In his earliest installations, for example, he would set up make-shift kitchens in a gallery space, with a fridge, rice steamers, hot plates, stools and tables included. By offering the food to gallery visitors, the artist attempted to create spaces for socialising and interaction; the public were able to experience art through pleasure and conversation. “[It] wasn’t so much to bring my house into the gallery but more… to look at how to live with art in a sense,” Tiravanija explains.
A call for action
These all-inclusive participatory works enable gallery visitors to become a part of the installation, penetrating the separate public and private spheres and showing that “what you do in the private can also be in a sense public.” Interested in the social role of art, Tiravanija brings people from different backgrounds and cultures together,
I am interested in making a condition or situation where … people have to come and stand next to each other and look at something … and deal with each other. I think it is quite important in the work, for me, that people participate in it or take action in it or are in it…. Of course, there is harmony and there is chaos, and that is very true in an existence in the social structure.
Having curated a series of works for friends who are also artists, “collaboration” has become an essential part of his practice, providing “a chance for things to happen outside [him]self” and becoming “a way to deal with difference.”
Passion for long-term projects
The Land Project
Rirkrit Tiravanija is co-founder of an sustainable non-profit ecological project in Thailand called The Land Project. Initiated in 1998 by a group of artists and developed on a former rice field, the project aims to support the artistic community and promote sustainability.

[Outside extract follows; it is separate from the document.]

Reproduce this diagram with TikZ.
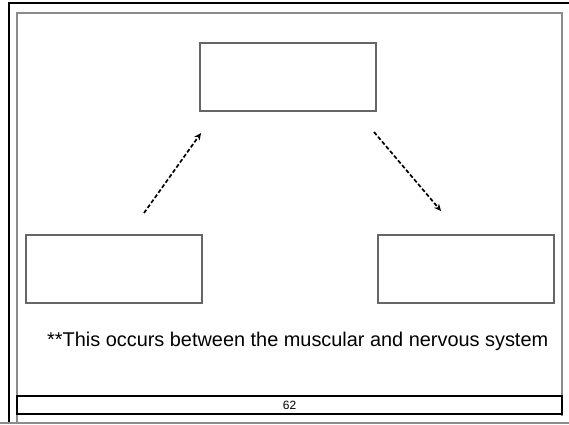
\documentclass[tikz,border=0pt]{standalone}
\usepackage{fontspec}
\setmainfont{Liberation Sans}
\usetikzlibrary{arrows.meta}
\begin{document}
\begin{tikzpicture}[x=1pt,y=-1pt,
  box/.style={draw=black!60,line width=1.3pt,fill=white},
  conn/.style={draw=black,line width=1.7pt,dash pattern=on 4pt off 2.2pt,-{Stealth[length=7pt,width=6.5pt]}},
  frame/.style={draw=black!45,line width=1.3pt},
  label/.style={font=\fontsize{19.9}{22}\selectfont,anchor=base west,inner sep=0pt}]
\useasboundingbox (0,0) rectangle (569,424);
\fill[white] (0,0) rectangle (569,424);
% outer black frame
\draw[black,line width=2.2pt] (9,424) -- (9,3) -- (569,3);
% inner gray frame
\draw[frame] (17,424) -- (17,13) -- (562,13) -- (562,416);
\draw[black!45,line width=1.3pt] (0,423) -- (569,423);
% footer
\draw[black,line width=1.2pt] (17,396) rectangle (562,414);
\node[font=\fontsize{12}{13}\selectfont,inner sep=0pt] (pg) at (289.5,405.5) {62};
% boxes
\node[box,minimum width=176pt,minimum height=68pt,inner sep=0pt] (top) at (288,77) {};
\node[box,minimum width=176pt,minimum height=68pt,inner sep=0pt] (left) at (114,269) {};
\node[box,minimum width=176pt,minimum height=68pt,inner sep=0pt] (right) at (466,269) {};
\coordinate (a1s) at (144,213);
\coordinate (a1e) at (201,133);
\coordinate (a2s) at (374,132);
\coordinate (a2e) at (441,211);
\draw[conn] (a1s) -- (a1e);
\draw[conn] (a2s) -- (a2e);
\node[label] (note) at (47,346) {**This occurs between the muscular and nervous system};
\end{tikzpicture}
\end{document}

In 2003, Rirkrit Tiravanija was co-curator of Utopia Station, a project created for the 50th Venice Biennale with Hans-Ulrich Obrist and Molly Nesbit. Utopia Station incorporated seminars, meetings, ‘stations’, posters, performances and books. Smaller projects, also a part of Utopia Station, included drawings, small paintings and photographs and were held all over Venice. Close to 160 artists submitted posters that were shown across the city of Venice, adding a further dimension to the participatory piece. In the Banana Studio TV interview, Tiravanija conveys his view of Utopia,
Coming from the East rather than from the West, I think we have a very different culture of what utopia could be. I mean, as a Buddhist, utopia is always existing but it’s about whether you are able to exist in it, it’s in flux. When I say things like Utopia… is a kind of chaos, what I really mean is: maybe the ideal structure that we exist in is constantly changing.
About Rirkrit Tiravanija
Born in Buenos Aires in 1961, Rirkrit Tiravanija grew up in Thailand, Ethiopia and Canada. An internationally renowned artist, his work has been shown in major museums, galleries and international art events. He won the Absolut Art Award in 2010 and the Hugo Boss Prize in 2004 (awarded by the Guggenheim Museum), and was awarded the Benesse by the Naoshima Contemporary Art Museum in Japan and the Smithsonian American Art Museum’s Lucelia Artist Award.